◆ Aim of the task
Produce an exact copy of the lines below that run from the line containing "Give me the" to the line containing "const titleLines = ['2025年第一季度', '全国12315平台数据与去年同期相比'];", inclusive; any picture is omitted.

[Source code of charts]
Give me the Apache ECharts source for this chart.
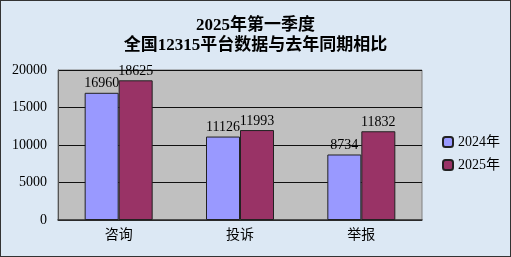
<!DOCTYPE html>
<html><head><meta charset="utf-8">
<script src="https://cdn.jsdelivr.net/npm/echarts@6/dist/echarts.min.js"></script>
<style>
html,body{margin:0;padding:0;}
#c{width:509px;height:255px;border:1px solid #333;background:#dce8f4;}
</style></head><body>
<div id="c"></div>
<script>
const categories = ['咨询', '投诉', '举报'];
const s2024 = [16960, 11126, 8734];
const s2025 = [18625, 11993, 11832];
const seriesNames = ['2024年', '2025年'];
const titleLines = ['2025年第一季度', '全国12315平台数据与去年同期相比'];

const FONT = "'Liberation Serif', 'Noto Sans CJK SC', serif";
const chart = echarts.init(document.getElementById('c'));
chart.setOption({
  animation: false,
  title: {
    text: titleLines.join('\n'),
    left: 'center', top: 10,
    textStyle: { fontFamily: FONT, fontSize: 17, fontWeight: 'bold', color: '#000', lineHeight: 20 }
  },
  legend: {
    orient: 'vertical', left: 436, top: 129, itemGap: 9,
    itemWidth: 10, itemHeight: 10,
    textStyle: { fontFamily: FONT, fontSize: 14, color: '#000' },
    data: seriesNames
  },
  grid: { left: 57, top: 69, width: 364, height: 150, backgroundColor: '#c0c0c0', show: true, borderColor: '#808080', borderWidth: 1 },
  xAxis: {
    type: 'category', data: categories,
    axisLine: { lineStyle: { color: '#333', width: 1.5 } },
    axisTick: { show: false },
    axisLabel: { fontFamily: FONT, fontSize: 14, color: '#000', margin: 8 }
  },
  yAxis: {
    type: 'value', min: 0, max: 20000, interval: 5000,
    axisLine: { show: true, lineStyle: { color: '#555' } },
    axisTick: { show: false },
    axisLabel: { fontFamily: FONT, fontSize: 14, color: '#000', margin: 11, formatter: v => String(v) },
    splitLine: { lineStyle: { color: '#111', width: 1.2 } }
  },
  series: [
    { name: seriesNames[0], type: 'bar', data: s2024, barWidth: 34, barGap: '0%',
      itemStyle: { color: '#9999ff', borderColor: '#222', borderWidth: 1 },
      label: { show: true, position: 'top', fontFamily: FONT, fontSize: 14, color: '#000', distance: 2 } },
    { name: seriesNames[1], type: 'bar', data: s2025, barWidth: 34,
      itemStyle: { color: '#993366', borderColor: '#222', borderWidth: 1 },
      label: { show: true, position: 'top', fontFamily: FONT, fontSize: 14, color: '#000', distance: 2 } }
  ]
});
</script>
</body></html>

--

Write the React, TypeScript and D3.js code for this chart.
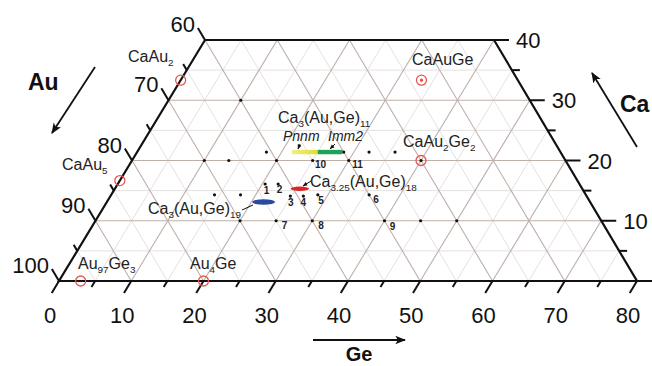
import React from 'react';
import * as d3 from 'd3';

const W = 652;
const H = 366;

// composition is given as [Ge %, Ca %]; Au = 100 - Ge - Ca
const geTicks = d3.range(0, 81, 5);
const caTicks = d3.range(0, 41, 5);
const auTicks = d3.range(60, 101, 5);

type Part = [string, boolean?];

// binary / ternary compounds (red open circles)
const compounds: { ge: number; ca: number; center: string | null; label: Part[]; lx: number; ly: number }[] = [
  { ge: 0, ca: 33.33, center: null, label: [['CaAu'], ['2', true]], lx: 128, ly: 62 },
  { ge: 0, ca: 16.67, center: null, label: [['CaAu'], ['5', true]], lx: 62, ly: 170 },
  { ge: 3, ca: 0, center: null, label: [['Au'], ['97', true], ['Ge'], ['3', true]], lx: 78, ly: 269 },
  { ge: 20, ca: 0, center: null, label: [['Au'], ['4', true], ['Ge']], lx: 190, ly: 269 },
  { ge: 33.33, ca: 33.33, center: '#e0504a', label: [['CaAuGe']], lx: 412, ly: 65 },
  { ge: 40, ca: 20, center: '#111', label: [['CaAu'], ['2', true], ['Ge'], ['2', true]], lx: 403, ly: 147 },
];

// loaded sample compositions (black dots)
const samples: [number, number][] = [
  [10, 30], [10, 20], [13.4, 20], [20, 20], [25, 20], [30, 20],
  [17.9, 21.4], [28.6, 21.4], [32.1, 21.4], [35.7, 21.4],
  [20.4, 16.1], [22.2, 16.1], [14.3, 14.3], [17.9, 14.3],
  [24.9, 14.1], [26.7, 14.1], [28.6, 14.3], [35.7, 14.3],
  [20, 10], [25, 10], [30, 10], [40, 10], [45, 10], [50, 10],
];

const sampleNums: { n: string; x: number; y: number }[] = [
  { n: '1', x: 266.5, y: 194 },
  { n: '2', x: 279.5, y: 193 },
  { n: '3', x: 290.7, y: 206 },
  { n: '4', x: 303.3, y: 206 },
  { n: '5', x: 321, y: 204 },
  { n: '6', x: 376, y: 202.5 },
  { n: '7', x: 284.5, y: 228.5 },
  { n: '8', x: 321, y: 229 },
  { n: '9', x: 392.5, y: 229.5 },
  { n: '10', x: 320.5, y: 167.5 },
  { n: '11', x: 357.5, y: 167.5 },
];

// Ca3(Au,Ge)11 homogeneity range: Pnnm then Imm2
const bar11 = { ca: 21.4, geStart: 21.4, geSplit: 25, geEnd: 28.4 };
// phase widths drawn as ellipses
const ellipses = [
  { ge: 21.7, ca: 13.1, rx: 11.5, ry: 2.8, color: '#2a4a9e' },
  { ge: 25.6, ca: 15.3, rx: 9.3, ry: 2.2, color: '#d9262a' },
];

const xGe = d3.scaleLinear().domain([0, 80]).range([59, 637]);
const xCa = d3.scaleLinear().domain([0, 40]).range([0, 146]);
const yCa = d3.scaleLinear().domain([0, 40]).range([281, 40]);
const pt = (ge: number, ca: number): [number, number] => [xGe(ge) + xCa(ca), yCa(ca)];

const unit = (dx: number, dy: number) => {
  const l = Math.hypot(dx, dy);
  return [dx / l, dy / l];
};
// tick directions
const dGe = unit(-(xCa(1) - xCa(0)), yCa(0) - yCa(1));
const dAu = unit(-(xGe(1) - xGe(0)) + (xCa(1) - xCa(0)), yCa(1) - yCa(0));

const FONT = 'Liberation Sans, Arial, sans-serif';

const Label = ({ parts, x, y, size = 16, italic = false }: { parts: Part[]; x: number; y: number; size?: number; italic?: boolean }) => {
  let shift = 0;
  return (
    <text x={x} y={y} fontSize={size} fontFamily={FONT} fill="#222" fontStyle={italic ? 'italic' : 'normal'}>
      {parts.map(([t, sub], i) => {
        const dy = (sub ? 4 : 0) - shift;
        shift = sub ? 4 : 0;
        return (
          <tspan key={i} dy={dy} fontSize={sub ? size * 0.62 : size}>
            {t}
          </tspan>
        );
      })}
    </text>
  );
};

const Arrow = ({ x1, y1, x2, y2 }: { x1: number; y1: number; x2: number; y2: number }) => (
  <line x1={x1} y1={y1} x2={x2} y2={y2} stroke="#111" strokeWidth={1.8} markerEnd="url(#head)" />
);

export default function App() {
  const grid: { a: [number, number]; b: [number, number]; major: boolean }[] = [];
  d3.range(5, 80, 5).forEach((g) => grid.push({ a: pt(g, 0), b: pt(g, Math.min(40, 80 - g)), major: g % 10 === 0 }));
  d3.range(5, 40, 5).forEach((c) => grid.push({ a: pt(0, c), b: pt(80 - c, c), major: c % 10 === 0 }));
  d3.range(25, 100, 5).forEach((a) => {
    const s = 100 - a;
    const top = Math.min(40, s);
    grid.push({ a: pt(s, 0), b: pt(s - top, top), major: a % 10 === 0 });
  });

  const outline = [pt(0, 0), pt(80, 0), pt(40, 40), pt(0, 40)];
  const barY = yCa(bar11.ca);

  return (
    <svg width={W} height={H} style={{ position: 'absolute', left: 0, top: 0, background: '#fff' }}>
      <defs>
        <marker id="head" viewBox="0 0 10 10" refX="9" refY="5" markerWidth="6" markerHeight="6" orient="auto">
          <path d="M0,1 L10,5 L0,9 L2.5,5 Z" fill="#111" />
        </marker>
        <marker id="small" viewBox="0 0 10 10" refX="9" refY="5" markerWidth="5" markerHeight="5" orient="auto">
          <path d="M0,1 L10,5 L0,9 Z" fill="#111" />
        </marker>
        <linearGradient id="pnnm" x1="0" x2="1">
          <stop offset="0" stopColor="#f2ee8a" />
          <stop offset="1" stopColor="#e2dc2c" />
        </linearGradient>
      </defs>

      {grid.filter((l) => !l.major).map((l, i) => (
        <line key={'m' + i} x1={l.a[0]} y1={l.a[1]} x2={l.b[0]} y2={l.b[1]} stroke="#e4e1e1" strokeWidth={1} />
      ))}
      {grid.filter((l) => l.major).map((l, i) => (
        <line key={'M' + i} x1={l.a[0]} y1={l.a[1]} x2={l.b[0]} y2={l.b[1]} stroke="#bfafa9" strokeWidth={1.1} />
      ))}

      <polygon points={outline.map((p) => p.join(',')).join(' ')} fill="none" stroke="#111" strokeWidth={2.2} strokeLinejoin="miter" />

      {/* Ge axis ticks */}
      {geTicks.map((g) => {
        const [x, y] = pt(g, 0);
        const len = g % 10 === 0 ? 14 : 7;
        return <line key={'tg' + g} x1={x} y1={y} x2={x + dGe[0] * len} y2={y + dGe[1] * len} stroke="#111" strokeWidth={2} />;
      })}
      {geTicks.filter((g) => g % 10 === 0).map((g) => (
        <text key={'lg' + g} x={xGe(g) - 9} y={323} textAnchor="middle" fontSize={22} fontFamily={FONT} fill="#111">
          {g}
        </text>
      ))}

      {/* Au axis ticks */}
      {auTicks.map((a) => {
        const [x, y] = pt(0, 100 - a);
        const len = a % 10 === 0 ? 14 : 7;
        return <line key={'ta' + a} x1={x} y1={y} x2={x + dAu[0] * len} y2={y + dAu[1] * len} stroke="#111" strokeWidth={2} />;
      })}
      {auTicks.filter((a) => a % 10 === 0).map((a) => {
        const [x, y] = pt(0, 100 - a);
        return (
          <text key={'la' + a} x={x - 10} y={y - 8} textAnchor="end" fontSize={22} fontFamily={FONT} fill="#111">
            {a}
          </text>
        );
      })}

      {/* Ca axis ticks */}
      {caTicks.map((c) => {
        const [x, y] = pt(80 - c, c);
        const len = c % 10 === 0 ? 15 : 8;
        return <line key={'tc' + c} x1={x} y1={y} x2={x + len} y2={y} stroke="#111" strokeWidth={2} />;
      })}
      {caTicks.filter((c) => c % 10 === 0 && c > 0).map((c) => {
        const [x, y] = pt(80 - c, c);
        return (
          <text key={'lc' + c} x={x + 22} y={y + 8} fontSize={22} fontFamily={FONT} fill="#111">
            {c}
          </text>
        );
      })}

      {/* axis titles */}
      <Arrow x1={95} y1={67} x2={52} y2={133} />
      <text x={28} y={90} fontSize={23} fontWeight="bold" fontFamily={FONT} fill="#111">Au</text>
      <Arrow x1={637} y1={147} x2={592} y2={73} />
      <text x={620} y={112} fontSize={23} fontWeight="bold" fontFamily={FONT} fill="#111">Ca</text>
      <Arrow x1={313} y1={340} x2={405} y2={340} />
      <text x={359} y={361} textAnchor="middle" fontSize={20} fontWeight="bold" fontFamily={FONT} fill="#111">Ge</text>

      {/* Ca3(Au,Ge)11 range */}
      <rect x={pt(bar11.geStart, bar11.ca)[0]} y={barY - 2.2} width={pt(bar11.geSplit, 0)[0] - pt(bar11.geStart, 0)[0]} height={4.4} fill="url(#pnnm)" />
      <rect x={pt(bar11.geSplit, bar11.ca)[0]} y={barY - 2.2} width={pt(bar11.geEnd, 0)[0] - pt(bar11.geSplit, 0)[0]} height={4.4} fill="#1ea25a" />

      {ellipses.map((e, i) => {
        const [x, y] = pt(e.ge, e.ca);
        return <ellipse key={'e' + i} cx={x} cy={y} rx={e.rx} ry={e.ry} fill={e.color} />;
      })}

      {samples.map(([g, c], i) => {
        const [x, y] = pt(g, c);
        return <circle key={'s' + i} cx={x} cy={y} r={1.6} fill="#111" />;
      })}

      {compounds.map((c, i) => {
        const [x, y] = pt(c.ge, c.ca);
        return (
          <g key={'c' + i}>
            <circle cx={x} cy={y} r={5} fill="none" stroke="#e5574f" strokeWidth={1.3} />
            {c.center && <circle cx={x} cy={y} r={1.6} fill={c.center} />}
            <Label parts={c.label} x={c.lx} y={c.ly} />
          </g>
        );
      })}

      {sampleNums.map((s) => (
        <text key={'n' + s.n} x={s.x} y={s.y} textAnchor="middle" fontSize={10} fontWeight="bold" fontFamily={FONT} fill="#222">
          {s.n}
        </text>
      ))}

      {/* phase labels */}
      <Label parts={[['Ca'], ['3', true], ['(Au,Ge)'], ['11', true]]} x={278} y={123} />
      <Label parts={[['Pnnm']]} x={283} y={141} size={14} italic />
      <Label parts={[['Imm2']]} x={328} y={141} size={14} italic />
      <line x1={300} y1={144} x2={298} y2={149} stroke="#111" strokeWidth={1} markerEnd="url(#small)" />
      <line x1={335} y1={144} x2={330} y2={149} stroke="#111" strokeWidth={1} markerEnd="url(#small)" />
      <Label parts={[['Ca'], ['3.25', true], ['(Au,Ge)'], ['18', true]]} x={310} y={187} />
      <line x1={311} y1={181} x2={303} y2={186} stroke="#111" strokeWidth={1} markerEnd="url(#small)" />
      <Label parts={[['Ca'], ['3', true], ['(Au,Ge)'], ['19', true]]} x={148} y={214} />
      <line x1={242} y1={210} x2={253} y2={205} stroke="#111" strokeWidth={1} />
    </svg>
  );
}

◆ Task result
Give me the Apache ECharts source for this chart.
<!DOCTYPE html>
<html><head><meta charset="utf-8">
<script src="https://cdn.jsdelivr.net/npm/echarts@6/dist/echarts.min.js"></script>
<style>
html,body{margin:0;padding:0;}
#c{width:509px;height:255px;border:1px solid #333;background:#dce8f4;}
</style></head><body>
<div id="c"></div>
<script>
const categories = ['咨询', '投诉', '举报'];
const s2024 = [16960, 11126, 8734];
const s2025 = [18625, 11993, 11832];
const seriesNames = ['2024年', '2025年'];
const titleLines = ['2025年第一季度', '全国12315平台数据与去年同期相比'];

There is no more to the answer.